▸ Work to complete
From the first line of the listing below, retype each line up to and including the one with "from matplotlib.lines import Line2D"; pictures stay out.

▸ Given data
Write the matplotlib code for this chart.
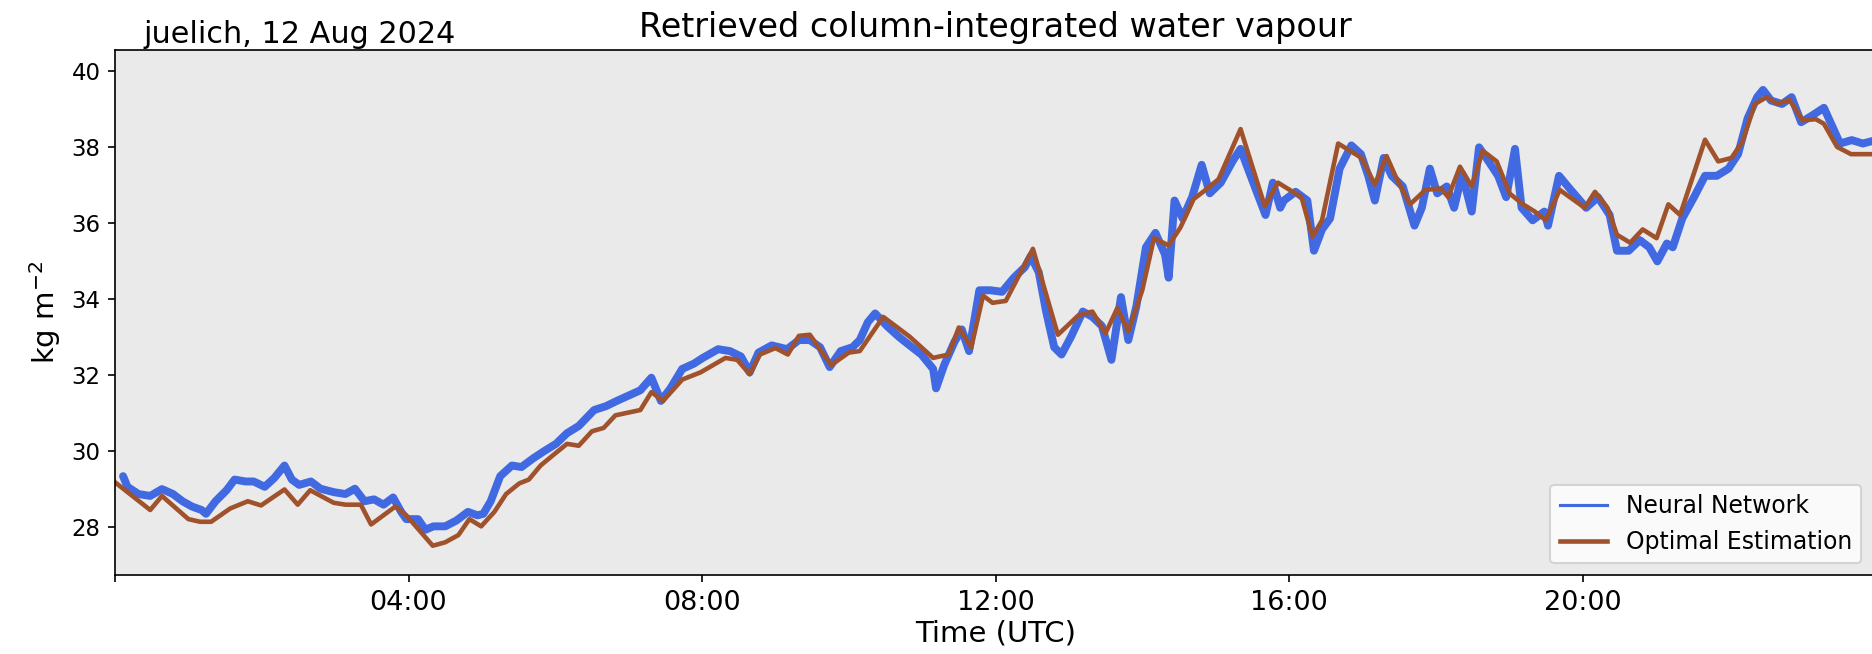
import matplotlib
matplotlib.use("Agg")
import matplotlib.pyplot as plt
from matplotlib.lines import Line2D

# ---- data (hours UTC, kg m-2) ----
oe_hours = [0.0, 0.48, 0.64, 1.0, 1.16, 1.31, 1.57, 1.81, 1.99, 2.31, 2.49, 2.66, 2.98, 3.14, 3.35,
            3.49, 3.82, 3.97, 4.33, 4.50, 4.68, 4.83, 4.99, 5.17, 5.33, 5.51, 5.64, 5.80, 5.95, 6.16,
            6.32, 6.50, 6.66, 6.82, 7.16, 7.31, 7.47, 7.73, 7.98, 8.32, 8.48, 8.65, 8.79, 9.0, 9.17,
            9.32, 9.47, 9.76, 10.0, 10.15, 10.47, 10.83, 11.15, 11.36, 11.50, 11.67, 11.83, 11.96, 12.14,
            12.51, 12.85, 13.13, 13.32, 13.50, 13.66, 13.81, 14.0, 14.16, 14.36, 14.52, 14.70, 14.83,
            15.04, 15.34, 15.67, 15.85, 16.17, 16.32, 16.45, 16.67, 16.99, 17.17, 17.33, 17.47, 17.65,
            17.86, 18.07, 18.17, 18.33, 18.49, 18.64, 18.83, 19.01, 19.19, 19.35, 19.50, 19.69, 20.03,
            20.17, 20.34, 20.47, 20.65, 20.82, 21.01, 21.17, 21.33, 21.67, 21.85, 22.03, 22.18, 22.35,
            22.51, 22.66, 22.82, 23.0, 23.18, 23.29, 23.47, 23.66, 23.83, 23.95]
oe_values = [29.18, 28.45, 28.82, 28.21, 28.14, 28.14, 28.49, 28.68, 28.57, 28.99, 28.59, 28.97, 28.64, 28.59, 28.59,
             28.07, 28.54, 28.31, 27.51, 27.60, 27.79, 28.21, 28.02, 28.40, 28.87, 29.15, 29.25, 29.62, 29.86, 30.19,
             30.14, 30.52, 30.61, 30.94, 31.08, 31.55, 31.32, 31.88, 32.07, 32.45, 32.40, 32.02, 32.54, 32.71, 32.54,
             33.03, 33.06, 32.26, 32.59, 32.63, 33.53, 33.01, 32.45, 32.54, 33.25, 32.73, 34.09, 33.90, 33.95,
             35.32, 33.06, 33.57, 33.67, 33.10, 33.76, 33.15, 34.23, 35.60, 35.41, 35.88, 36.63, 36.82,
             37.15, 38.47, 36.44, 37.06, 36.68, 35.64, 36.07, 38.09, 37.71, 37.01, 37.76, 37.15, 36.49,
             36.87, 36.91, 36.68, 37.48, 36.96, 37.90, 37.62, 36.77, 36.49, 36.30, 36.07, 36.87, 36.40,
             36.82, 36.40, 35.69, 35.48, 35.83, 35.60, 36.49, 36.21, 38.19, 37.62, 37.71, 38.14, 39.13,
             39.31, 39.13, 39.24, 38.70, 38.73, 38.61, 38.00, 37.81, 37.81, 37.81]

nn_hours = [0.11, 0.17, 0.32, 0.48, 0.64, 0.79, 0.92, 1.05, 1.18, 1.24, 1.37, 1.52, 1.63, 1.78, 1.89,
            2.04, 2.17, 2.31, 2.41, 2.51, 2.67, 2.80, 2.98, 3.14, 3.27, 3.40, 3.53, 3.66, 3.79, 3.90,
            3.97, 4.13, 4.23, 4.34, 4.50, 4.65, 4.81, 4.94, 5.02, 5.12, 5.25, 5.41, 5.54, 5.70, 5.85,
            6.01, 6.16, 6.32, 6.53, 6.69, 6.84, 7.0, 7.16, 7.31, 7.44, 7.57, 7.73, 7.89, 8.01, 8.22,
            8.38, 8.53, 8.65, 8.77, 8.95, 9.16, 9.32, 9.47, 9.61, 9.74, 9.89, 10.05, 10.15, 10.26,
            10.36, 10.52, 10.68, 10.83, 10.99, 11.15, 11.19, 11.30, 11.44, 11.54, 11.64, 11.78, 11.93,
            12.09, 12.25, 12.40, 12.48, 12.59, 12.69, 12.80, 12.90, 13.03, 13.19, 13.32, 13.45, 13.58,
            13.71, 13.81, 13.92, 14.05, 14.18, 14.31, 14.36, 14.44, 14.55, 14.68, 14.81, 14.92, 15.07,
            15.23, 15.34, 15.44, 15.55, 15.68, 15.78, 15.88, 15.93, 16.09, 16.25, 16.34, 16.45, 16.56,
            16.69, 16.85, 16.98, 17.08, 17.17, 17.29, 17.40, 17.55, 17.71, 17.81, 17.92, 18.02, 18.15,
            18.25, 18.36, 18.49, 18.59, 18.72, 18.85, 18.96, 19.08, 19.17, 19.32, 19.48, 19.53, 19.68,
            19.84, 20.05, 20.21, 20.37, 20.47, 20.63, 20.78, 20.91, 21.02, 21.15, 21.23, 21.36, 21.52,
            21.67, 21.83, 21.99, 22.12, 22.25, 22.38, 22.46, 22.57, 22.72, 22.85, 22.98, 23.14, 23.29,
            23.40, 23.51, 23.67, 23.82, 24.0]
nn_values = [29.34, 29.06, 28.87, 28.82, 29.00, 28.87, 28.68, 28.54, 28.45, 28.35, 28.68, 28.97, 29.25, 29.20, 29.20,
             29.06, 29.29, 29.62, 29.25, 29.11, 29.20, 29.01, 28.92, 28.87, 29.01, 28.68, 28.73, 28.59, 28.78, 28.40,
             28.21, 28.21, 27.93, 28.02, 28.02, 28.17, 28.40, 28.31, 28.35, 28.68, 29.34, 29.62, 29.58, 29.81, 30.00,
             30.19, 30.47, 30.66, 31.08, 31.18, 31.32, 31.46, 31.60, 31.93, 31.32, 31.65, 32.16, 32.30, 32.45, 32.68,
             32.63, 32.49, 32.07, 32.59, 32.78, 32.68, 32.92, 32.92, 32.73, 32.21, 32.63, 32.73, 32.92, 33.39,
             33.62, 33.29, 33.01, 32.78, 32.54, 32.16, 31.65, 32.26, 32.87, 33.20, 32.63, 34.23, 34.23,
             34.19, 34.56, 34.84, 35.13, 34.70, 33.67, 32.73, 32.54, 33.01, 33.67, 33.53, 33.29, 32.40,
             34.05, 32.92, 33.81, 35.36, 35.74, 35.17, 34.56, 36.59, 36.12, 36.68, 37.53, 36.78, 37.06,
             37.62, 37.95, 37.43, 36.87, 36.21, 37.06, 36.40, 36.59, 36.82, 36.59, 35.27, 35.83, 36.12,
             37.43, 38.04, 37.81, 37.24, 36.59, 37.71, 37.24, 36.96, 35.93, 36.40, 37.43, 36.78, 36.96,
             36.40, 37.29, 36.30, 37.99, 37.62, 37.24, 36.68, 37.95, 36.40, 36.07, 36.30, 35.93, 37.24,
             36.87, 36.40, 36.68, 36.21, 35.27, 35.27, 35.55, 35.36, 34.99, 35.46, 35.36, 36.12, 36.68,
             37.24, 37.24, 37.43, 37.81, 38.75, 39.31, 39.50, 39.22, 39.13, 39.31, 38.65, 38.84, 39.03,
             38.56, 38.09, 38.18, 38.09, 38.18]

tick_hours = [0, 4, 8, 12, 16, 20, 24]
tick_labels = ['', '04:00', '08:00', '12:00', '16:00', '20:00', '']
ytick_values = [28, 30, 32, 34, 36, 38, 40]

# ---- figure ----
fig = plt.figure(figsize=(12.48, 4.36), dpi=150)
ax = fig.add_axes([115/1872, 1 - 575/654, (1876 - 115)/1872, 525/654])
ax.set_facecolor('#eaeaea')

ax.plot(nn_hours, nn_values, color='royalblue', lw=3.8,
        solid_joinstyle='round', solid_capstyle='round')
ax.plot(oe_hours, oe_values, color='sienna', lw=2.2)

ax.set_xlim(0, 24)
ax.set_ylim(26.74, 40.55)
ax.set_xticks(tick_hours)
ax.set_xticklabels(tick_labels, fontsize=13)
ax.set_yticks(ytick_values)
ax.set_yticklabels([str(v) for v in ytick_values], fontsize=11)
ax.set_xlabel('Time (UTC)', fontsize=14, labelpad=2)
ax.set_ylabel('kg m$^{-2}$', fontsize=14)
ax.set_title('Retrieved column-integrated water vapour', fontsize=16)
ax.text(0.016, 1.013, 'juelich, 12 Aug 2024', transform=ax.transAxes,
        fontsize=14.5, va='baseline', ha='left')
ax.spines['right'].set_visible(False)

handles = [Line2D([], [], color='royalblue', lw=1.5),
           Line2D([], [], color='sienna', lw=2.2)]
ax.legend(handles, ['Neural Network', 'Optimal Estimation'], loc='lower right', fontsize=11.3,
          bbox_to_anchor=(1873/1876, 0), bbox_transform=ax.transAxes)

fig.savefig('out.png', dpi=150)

▸ Task response
Write the matplotlib code for this chart.
import matplotlib
matplotlib.use("Agg")
import matplotlib.pyplot as plt
from matplotlib.lines import Line2D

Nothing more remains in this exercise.